Write each line of the material exactly as given, from the top through the line that contains "shadow_drop = 0.9", and omit all pictures.

__DATA EXCERPT__.
—————

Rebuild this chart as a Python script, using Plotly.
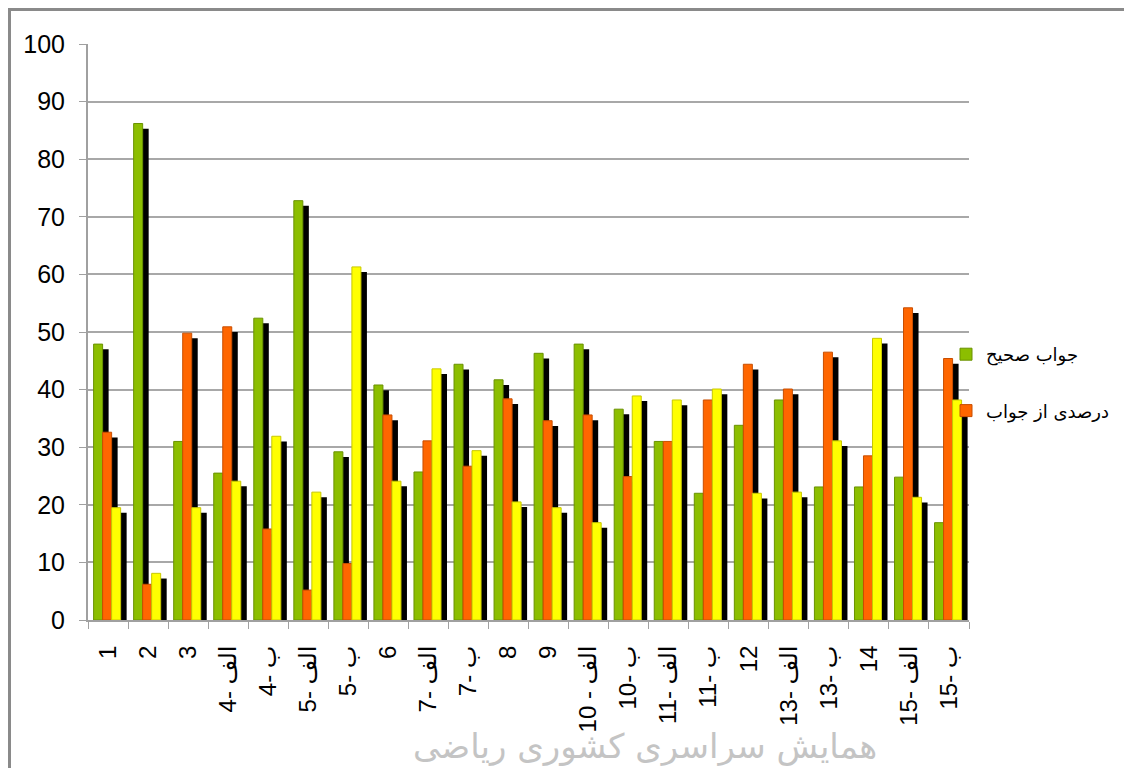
import plotly.graph_objects as go

categories = ["1", "2", "3", "4- الف", "4- ب", "5- الف", "5- ب", "6", "7- الف", "7- ب",
              "8", "9", "10 - الف", "10- ب", "11- الف", "11- ب", "12", "13- الف", "13- ب",
              "14", "15- الف", "15- ب"]

correct = [47.9, 86.2, 31.0, 25.5, 52.4, 72.8, 29.2, 40.8, 25.7, 44.4, 41.7,
           46.3, 47.9, 36.6, 31.0, 22.0, 33.8, 38.2, 23.1, 23.1, 24.8, 16.9]
partial = [32.6, 6.2, 49.8, 50.9, 15.8, 5.2, 9.8, 35.6, 31.1, 26.7, 38.4,
           34.6, 35.6, 24.9, 31.0, 38.2, 44.4, 40.1, 46.5, 28.5, 54.2, 45.4]
third = [19.5, 8.1, 19.5, 24.1, 31.9, 22.2, 61.3, 24.1, 43.6, 29.4, 20.5,
         19.5, 16.9, 38.9, 38.2, 40.1, 22.0, 22.2, 31.1, 48.9, 21.3, 38.2]

series_names = ["جواب صحیح", "درصدی از جواب", ""]
y_ticks = list(range(0, 101, 10))

# page body adds an 8px margin; work in screen pixels and convert
PAGE = 8
W, H = 1132, 768
PL, PR, PT, PB = 88, 969, 44, 620          # plot area on screen
ML, MT = PL - PAGE, PT - PAGE
MR, MB = W - (PR - PAGE), H - (PB - PAGE)
PW, PH = PR - PL, PB - PT

def px_x(p):
    return (p - PL) / PW

def px_y(p):
    return (PB - p) / PH

fig = go.Figure()

series = [
    (correct, series_names[0], "#8cbe00", "#6a9200", True),
    (partial, series_names[1], "#ff6600", "#c84e00", True),
    (third, series_names[2], "#ffff00", "#c8c800", False),
]
bar_w = 0.225
offsets = [-0.36, -0.135, 0.09]
shadow_dx = 0.15
shadow_drop = 0.9

for i, (vals, name, col, edge, show) in enumerate(series):
    fig.add_trace(go.Bar(
        x=categories, y=[v - shadow_drop for v in vals],
        width=bar_w, offset=offsets[i] + shadow_dx,
        marker=dict(color="#000000", line=dict(width=0)),
        showlegend=False, hoverinfo="skip"))
    fig.add_trace(go.Bar(
        x=categories, y=vals, name=name,
        width=bar_w, offset=offsets[i],
        marker=dict(color=col, line=dict(color=edge, width=1)),
        showlegend=show, legendgroup="g%d" % i))

fig.update_layout(
    width=W, height=H,
    margin=dict(l=ML, r=MR, t=MT, b=MB, autoexpand=False),
    barmode="overlay",
    plot_bgcolor="white", paper_bgcolor="white",
    font=dict(family="Liberation Sans, Arial, DejaVu Sans", size=24, color="black"),
    legend=dict(
        x=px_x(946), y=px_y(336), xanchor="left", yanchor="top",
        bgcolor="rgba(0,0,0,0)", tracegroupgap=30,
        font=dict(family="DejaVu Sans, Liberation Sans", size=18, color="black"),
        itemwidth=30,
    ),
    xaxis=dict(
        type="category", range=[-0.5, len(categories) - 0.5],
        tickangle=-90, tickson="boundaries", ticks="outside", ticklen=7,
        tickcolor="#a0a0a0", showline=True, linecolor="#a0a0a0", linewidth=2,
        showgrid=False, ticklabelstandoff=14,
        tickfont=dict(family="Liberation Sans, Arial, DejaVu Sans", size=24),
    ),
    yaxis=dict(
        range=[0, 100], tickvals=y_ticks, ticks="outside", ticklen=7,
        tickcolor="#a0a0a0", showline=True, linecolor="#a0a0a0", linewidth=2,
        showgrid=True, gridcolor="#a8a8a8", gridwidth=2, zeroline=False,
        ticklabelstandoff=9,
        tickfont=dict(family="Liberation Sans, Arial", size=25),
    ),
)

border = dict(color="#8a8a8a", width=3)
fig.add_shape(type="line", xref="paper", yref="paper",
              x0=px_x(9.5), x1=px_x(9.5), y0=px_y(H + 20), y1=px_y(8),
              line=border, layer="above")
fig.add_shape(type="line", xref="paper", yref="paper",
              x0=px_x(8), x1=px_x(W + 20), y0=px_y(9.5), y1=px_y(9.5),
              line=border, layer="above")

fig.add_annotation(text="همایش سراسری کشوری ریاضی", xref="paper", yref="paper",
                   x=px_x(645), y=px_y(724), xanchor="center", yanchor="top",
                   showarrow=False,
                   font=dict(family="DejaVu Sans", size=34, color="#c4c4c4"))

fig.write_html("out.html")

—————

__TASK OUTPUT__.
Rebuild this chart as a Python script, using Plotly.
import plotly.graph_objects as go

categories = ["1", "2", "3", "4- الف", "4- ب", "5- الف", "5- ب", "6", "7- الف", "7- ب",
              "8", "9", "10 - الف", "10- ب", "11- الف", "11- ب", "12", "13- الف", "13- ب",
              "14", "15- الف", "15- ب"]

correct = [47.9, 86.2, 31.0, 25.5, 52.4, 72.8, 29.2, 40.8, 25.7, 44.4, 41.7,
           46.3, 47.9, 36.6, 31.0, 22.0, 33.8, 38.2, 23.1, 23.1, 24.8, 16.9]
partial = [32.6, 6.2, 49.8, 50.9, 15.8, 5.2, 9.8, 35.6, 31.1, 26.7, 38.4,
           34.6, 35.6, 24.9, 31.0, 38.2, 44.4, 40.1, 46.5, 28.5, 54.2, 45.4]
third = [19.5, 8.1, 19.5, 24.1, 31.9, 22.2, 61.3, 24.1, 43.6, 29.4, 20.5,
         19.5, 16.9, 38.9, 38.2, 40.1, 22.0, 22.2, 31.1, 48.9, 21.3, 38.2]

series_names = ["جواب صحیح", "درصدی از جواب", ""]
y_ticks = list(range(0, 101, 10))

# page body adds an 8px margin; work in screen pixels and convert
PAGE = 8
W, H = 1132, 768
PL, PR, PT, PB = 88, 969, 44, 620          # plot area on screen
ML, MT = PL - PAGE, PT - PAGE
MR, MB = W - (PR - PAGE), H - (PB - PAGE)
PW, PH = PR - PL, PB - PT

def px_x(p):
    return (p - PL) / PW

def px_y(p):
    return (PB - p) / PH

fig = go.Figure()

series = [
    (correct, series_names[0], "#8cbe00", "#6a9200", True),
    (partial, series_names[1], "#ff6600", "#c84e00", True),
    (third, series_names[2], "#ffff00", "#c8c800", False),
]
bar_w = 0.225
offsets = [-0.36, -0.135, 0.09]
shadow_dx = 0.15
shadow_drop = 0.9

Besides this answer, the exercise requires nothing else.